Straight off I have to say - I love the title and really liked the front cover. These may seem like little things but they are the first thing you see when browsing for books so it is a major plus. One of my favourite books I by-passed several times and nearly didn't buy at all because I didn't like the front cover or title.

Next, the premise of this book is fabulous. It's actually part of a series which I didn't realise until the end of the book, it most definitely works as a stand alone. It kind of turns the college boy experience on it's head as the two MC's were already in a steady, loving relationship so, instead of the college boy finding and experiencing love for the first time, we see it from the point of view of how a committed relationship becomes harder after the initial 'honeymoon' period is over. I really, really liked this, it was different and showed another side of the relationship
Derrick and Justin do love each other but they realise that this isn't necessarily enough. They try to make it work but it just won't go right. Little annoyances become cavernous differences and the couple split up. Yep I've seen this in books before, usually at the beginning then we see the rest of the book from one character's POV as they move on to their next love. Drifting isn't like that. For a start it is written from both Justin and Derrick's viewpoint, this gives us the opportunity to understand both characters and how they are feeling. As well as this though the book tells us about them drifting apart, their differences and arguments, it also tells us about them drifting together. We see the moments they share - memories, friends, understanding.

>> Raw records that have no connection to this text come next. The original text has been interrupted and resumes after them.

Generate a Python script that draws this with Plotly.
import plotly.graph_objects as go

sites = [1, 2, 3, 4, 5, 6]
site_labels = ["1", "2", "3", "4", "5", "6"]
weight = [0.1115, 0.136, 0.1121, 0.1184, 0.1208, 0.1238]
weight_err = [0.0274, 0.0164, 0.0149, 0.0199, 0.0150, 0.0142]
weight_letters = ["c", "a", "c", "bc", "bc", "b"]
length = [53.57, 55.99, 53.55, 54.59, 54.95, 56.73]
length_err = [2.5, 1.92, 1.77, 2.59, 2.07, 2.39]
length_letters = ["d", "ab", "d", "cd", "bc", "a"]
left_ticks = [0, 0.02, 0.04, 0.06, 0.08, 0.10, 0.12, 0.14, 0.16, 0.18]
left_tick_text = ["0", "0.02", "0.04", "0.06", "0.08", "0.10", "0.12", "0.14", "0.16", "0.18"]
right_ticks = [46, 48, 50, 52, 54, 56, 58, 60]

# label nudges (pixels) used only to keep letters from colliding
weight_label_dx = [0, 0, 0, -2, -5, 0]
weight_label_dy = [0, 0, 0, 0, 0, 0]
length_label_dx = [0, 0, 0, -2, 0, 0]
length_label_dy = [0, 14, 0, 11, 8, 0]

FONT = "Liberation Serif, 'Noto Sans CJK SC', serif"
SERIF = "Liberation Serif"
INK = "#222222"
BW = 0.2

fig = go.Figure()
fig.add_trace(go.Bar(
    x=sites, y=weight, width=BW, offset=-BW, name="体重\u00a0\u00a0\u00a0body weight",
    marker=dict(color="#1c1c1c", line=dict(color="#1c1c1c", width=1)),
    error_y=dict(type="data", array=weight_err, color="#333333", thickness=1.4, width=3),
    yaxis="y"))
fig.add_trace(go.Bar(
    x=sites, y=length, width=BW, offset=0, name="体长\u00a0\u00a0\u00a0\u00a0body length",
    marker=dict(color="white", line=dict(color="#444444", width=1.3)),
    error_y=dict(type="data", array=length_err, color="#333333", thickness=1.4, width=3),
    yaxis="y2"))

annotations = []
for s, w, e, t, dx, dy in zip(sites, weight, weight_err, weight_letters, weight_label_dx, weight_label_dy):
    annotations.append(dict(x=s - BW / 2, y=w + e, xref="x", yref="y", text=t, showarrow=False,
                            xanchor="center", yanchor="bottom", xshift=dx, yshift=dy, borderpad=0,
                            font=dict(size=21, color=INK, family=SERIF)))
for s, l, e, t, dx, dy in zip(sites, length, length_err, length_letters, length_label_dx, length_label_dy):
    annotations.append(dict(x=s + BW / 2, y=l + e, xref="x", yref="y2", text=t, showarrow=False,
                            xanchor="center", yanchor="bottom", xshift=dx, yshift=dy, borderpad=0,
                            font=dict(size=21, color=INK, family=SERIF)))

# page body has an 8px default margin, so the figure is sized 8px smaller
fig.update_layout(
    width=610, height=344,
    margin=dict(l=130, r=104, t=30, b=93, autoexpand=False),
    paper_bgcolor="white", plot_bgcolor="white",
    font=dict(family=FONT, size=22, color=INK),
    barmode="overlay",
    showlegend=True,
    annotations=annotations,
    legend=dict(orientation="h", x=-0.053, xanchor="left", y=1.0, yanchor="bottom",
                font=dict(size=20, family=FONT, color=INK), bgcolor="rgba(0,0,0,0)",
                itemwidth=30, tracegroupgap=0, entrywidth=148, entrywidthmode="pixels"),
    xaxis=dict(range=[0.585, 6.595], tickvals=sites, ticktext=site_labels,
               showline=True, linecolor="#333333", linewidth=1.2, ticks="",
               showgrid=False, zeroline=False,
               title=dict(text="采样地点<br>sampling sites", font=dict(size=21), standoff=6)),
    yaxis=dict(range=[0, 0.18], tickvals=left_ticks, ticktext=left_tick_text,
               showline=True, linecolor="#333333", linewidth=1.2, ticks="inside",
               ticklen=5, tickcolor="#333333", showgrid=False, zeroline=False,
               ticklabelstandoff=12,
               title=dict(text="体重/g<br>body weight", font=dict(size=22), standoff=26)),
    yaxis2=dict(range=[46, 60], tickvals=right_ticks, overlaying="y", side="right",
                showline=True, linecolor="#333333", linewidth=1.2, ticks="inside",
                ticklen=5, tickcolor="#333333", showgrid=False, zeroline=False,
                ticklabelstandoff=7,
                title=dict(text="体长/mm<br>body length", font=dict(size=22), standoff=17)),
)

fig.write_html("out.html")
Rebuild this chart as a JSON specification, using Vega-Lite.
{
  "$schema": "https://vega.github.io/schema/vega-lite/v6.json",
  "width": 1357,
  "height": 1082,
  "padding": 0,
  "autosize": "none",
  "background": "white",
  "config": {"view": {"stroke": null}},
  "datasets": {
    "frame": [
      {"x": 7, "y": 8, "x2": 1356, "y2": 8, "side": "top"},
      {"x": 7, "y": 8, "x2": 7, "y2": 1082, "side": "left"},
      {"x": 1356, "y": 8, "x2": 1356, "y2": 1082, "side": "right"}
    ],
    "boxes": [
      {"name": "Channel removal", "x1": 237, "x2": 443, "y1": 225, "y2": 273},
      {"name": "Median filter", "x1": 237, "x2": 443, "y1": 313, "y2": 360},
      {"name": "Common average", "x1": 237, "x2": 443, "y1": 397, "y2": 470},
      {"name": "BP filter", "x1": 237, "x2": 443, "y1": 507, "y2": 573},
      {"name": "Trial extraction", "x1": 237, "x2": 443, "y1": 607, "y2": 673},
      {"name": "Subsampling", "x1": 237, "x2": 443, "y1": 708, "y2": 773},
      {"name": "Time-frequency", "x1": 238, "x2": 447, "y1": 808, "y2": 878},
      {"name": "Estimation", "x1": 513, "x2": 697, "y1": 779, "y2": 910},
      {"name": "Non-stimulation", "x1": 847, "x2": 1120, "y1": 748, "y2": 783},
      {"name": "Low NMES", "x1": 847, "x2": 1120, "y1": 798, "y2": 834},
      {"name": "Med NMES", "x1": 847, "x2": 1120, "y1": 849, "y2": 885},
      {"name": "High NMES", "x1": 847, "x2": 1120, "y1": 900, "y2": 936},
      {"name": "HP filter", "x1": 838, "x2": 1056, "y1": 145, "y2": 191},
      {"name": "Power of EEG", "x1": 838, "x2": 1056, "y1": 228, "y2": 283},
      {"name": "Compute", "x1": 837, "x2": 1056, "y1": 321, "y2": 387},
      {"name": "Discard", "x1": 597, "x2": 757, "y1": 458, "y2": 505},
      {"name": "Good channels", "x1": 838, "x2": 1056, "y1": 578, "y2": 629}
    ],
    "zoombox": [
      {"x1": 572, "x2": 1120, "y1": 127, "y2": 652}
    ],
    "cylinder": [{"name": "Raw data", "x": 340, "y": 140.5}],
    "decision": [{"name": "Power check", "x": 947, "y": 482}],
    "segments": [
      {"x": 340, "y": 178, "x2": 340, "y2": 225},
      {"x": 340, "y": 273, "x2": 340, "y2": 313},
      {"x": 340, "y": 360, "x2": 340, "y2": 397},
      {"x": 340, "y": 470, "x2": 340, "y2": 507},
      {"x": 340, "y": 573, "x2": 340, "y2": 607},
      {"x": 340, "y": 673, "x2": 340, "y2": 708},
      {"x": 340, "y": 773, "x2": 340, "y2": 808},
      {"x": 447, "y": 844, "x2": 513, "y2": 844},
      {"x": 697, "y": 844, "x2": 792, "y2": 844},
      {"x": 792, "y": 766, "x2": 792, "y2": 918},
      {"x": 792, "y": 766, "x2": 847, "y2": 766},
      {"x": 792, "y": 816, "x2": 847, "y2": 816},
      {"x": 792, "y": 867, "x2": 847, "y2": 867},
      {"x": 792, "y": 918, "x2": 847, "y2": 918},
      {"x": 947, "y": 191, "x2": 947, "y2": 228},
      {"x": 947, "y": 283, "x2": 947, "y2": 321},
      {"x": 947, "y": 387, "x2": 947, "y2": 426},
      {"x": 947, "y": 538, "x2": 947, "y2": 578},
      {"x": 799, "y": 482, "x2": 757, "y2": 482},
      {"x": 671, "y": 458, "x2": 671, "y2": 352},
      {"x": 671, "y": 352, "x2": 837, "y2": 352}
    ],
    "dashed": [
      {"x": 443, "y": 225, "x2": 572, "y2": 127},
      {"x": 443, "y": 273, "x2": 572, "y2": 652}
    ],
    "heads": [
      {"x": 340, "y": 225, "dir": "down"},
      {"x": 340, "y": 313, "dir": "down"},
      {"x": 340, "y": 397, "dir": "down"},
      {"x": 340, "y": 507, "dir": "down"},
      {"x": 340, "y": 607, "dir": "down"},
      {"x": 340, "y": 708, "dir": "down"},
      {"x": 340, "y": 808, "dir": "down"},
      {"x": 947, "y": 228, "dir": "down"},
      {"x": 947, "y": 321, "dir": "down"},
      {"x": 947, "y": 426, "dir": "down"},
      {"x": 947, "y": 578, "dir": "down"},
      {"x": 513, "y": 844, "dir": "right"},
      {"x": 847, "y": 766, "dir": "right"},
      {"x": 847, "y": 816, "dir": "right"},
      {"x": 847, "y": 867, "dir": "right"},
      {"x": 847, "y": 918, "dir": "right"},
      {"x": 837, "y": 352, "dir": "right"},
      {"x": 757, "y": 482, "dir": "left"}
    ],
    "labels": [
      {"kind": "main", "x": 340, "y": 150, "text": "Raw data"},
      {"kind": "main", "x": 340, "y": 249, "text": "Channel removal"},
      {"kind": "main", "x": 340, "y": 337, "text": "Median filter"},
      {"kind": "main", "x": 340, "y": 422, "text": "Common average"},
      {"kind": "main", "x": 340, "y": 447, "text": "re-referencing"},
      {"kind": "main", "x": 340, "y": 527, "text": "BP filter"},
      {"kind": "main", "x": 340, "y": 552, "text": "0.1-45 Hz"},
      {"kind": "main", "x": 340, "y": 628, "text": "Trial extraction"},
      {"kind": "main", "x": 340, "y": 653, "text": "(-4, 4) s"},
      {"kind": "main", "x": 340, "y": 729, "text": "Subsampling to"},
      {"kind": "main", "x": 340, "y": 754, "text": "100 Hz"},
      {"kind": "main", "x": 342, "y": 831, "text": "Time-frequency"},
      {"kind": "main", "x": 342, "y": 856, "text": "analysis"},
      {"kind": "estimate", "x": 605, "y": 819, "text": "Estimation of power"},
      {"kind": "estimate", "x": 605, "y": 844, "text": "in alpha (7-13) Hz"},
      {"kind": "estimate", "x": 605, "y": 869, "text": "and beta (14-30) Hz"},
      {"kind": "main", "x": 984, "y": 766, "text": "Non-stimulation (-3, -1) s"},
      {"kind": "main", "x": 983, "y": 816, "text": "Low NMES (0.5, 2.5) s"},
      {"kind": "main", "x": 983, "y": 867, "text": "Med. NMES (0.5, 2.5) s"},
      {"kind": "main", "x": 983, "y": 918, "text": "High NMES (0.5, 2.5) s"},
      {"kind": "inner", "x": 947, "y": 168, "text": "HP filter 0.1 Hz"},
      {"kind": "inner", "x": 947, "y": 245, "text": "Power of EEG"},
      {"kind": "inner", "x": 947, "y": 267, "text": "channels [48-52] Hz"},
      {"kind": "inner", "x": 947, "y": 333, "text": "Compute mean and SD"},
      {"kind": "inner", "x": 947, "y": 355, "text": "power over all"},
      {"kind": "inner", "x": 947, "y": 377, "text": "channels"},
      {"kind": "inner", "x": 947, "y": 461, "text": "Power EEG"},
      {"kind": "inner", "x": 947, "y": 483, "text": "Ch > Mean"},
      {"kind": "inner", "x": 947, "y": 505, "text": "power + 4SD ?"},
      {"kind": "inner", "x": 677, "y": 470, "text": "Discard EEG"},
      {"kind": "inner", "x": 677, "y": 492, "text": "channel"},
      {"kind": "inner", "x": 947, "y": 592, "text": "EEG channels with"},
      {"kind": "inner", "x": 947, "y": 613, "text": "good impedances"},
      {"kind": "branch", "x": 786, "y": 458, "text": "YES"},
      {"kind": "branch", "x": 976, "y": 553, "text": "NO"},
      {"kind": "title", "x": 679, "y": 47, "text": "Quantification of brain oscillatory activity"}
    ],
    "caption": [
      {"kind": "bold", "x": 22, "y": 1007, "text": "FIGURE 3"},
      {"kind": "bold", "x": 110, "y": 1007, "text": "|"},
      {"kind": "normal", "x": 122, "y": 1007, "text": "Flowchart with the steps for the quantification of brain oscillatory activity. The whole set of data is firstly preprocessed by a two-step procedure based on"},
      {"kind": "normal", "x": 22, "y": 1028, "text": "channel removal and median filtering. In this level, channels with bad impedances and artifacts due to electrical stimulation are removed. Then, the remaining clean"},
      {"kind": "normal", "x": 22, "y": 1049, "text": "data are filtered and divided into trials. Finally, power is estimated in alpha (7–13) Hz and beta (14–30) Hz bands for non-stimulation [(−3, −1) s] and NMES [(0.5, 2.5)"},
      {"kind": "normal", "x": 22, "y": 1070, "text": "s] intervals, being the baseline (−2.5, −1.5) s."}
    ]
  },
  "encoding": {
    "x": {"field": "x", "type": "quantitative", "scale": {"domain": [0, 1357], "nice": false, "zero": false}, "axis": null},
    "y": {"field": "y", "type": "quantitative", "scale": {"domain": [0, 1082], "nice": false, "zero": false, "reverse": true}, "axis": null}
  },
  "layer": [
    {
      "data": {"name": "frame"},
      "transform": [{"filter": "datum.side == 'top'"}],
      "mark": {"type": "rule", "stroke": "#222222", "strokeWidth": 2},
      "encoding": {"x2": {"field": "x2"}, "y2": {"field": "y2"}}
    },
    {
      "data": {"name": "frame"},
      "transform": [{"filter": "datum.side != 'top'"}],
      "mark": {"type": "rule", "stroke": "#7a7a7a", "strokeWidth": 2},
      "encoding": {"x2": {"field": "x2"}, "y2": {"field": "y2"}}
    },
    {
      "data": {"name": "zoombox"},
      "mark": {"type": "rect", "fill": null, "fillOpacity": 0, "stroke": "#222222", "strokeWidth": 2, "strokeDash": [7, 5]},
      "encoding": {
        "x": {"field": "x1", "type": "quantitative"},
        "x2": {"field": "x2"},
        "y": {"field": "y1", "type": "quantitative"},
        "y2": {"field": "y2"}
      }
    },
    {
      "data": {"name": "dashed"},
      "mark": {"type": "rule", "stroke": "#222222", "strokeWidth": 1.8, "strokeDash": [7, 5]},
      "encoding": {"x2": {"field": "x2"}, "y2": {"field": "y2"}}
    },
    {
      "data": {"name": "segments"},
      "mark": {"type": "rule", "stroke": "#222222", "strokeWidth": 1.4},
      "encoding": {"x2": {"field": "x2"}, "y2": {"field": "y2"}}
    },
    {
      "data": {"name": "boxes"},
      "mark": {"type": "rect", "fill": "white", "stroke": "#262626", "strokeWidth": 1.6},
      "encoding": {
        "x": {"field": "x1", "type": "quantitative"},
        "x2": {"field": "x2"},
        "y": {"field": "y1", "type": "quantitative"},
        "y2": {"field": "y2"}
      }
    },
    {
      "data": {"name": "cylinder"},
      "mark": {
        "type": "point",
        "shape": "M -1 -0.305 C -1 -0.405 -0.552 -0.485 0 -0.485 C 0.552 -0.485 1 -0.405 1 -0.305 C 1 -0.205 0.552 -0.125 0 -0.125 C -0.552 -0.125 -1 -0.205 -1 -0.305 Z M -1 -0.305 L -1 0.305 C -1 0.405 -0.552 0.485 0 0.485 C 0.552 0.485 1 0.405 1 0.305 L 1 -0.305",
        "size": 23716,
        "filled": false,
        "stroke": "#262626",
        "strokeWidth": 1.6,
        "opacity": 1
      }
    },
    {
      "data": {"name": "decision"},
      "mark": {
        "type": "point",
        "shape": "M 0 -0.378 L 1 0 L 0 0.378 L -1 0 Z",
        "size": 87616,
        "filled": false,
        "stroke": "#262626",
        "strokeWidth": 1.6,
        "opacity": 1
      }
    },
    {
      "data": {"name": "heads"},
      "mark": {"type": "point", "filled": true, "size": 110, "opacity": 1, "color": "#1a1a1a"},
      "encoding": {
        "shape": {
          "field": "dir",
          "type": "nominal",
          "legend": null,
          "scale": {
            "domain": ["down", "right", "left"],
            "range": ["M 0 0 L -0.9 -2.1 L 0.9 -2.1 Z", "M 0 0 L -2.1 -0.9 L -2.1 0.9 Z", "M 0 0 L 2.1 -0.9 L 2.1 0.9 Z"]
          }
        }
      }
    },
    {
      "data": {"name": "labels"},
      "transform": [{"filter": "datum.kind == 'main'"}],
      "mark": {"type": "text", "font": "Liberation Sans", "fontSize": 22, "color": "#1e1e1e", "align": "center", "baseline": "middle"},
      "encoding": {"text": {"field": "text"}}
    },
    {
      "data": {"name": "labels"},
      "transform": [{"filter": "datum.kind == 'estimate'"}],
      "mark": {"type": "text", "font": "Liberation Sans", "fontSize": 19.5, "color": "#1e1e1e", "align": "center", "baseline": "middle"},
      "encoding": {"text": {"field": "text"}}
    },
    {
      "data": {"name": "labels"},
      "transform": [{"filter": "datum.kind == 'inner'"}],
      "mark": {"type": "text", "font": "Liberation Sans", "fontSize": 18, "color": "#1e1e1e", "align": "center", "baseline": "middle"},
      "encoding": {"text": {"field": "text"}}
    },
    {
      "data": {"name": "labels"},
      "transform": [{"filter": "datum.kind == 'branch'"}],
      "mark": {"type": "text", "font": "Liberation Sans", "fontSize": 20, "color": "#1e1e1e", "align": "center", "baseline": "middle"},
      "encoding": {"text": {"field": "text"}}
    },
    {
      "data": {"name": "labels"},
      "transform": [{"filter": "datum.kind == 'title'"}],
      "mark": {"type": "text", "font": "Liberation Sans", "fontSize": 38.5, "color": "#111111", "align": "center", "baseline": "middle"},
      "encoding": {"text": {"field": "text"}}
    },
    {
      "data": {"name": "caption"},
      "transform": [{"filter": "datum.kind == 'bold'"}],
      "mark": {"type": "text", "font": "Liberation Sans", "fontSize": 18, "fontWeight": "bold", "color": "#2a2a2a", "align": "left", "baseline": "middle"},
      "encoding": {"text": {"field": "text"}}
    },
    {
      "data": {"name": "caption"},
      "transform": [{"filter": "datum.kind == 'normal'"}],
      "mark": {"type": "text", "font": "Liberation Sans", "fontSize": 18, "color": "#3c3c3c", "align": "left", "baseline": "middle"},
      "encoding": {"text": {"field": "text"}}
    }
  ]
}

This I really appreciated. This is real life, love is hard and sometimes it isn't enough. But sometimes it is. Do Derrick and Justin manage to resolve their issues? I'll let you find that out for yourselves.

So what didn't I like? There were four things really, firstly the two minor things. Contractions in modern speech are really important, no matter how it sounds in the author's head I'll stick my neck out and say that it never translates that way for the reader. The fact that a lot of speech wasn't contracted was really irritating, it wasn't a deal breaker but as an easy thing to fix it was annoying to read. The other minor point was that as well as Derrick and Justin's POV we also had Ryan and Ian's. Now frankly I didn't really care about these characters, maybe this is because I haven't read the other books in the series but really in the context I read it I only wanted the story of the main characters (Derrick and Justin) and would happily have only known about Ryan and Ian in so far as their interactions with the other two. So again only a minor irritant but it was an irritant - maybe it's just my opinion though.

The third thing that bugged me was that the characters all sounded the same, I kept losing track of which person's story I was hearing, despite each chapter being labeled with the character's name. (Also if you have a main character called Derrick, don't also have a Derek and an Eric.) There just was not enough differentiation in the characters despite being told about personality and physical differences.....

....and this segues nicely into my main bugbear. The one irritant that I found it hard to overlook, the one that meant I put the book down several times and took a break before resuming reading, I felt I was being told the story and frankly I wanted to be shown it. Show don't tell is writing 101 and I find when I'm constantly being told what is happening I don't feel involved in the story, I don't feel for the characters and the amount I care is seriously diminished. And this is a shame when the story really appeals to me. Because I was told what happened at times the characters seemed whiny and my empathy for them dwindled greatly - you get the idea??

Jayson  James has a great premise for a story with characters that could be great, unfortunately the execution wasn't all it could be, that's not to say I won't be checking out future works of his.